Some of the children were beaten to death.
Others died of malnutrition. Suffocation. Neglect.
Each story is heartbreaking.
A Miami Herald report identified 477 children from troubled homes who have died since 2008 despite being on Florida's Department of Children and Families' radar.
Their deaths are horrible enough. What's worse is the suspicion that we may have failed them. That too many of these tragedies and atrocities might have been prevented.
"It's the most vulnerable of the vulnerable,'' said attorney Christina Spudeas, executive director of the nonprofit Florida's Children First organization. "It's the babies, the toddlers, the ones who can't speak for themselves.
"It's sad, and it's hard to read about, but it's important that we know about every one of these cases. We cannot afford to turn our heads and look the other way.''
It is, in many ways, a thankless and impossible mission for the people who run DCF. They are forever dealing with high-risk cases, and their failures will always draw outsized attention compared to their successes.
Even so, the Herald series raised some issues that cannot be forgiven or ignored. Issues that should have leaders in Tallahassee demanding answers and details.
• DCF was underreporting the number of children who died after being brought to the organization's attention. The implication is DCF was worried more about bad publicity than campaigning for more help.
• The state budget has grown 13 percent in the last eight years, but DCF's budget has decreased nearly 3 percent. Had the DCF budget grown at the same rate as the state, it would have been $374 million larger today. Instead it is $80 million smaller.
• DCF's policy to have parents sign "safety plans'' pledging to do better would be comical if it wasn't so deadly. Those pledges are meaningless without court-ordered mandates or oversight.
• About 10 years ago, the state adopted a policy of avoiding foster care and keeping children with their families if possible. The result is the number of out-of-care cases has dropped more than 30 percent. At the same time, deaths have gone up.
That, more than anything, has to be addressed. The philosophy of keeping families intact is sound, but not at the expense of a child's life.
"We support efforts for reunification of families but that, in itself, cannot be the primary goal,'' said Roy Miller, president of the Children's Campaign. "We believe children are being returned to homes that are unfit to care for them. In cases of prior parental termination rights or death or near-death experiences, that can't happen.

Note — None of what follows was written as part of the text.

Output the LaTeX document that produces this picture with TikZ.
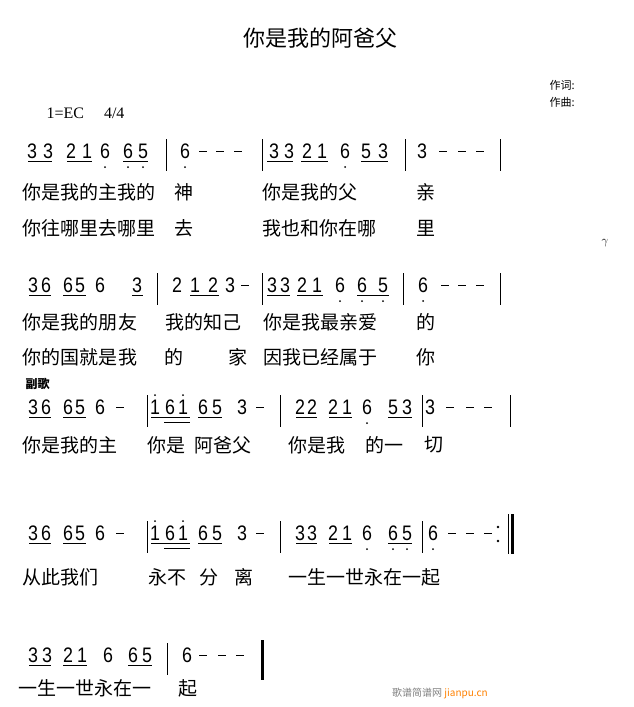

"What was supposed to be an aspirational goal in Tallahassee is getting communicated as a mandate at the local level.''
Gov. Rick Scott has pledged to restore some of the funding, and DCF has undergone changes after an independent review last year, but it won't be enough.
This is not a problem that can be corrected with tweaks and memos. DCF needs more oversight. More case managers. And parents who are neglectful or substance abusers need court supervision instead of safety pledges.
Our leaders need to be angrier. And more resolute.
These are tragedies in more ways than one.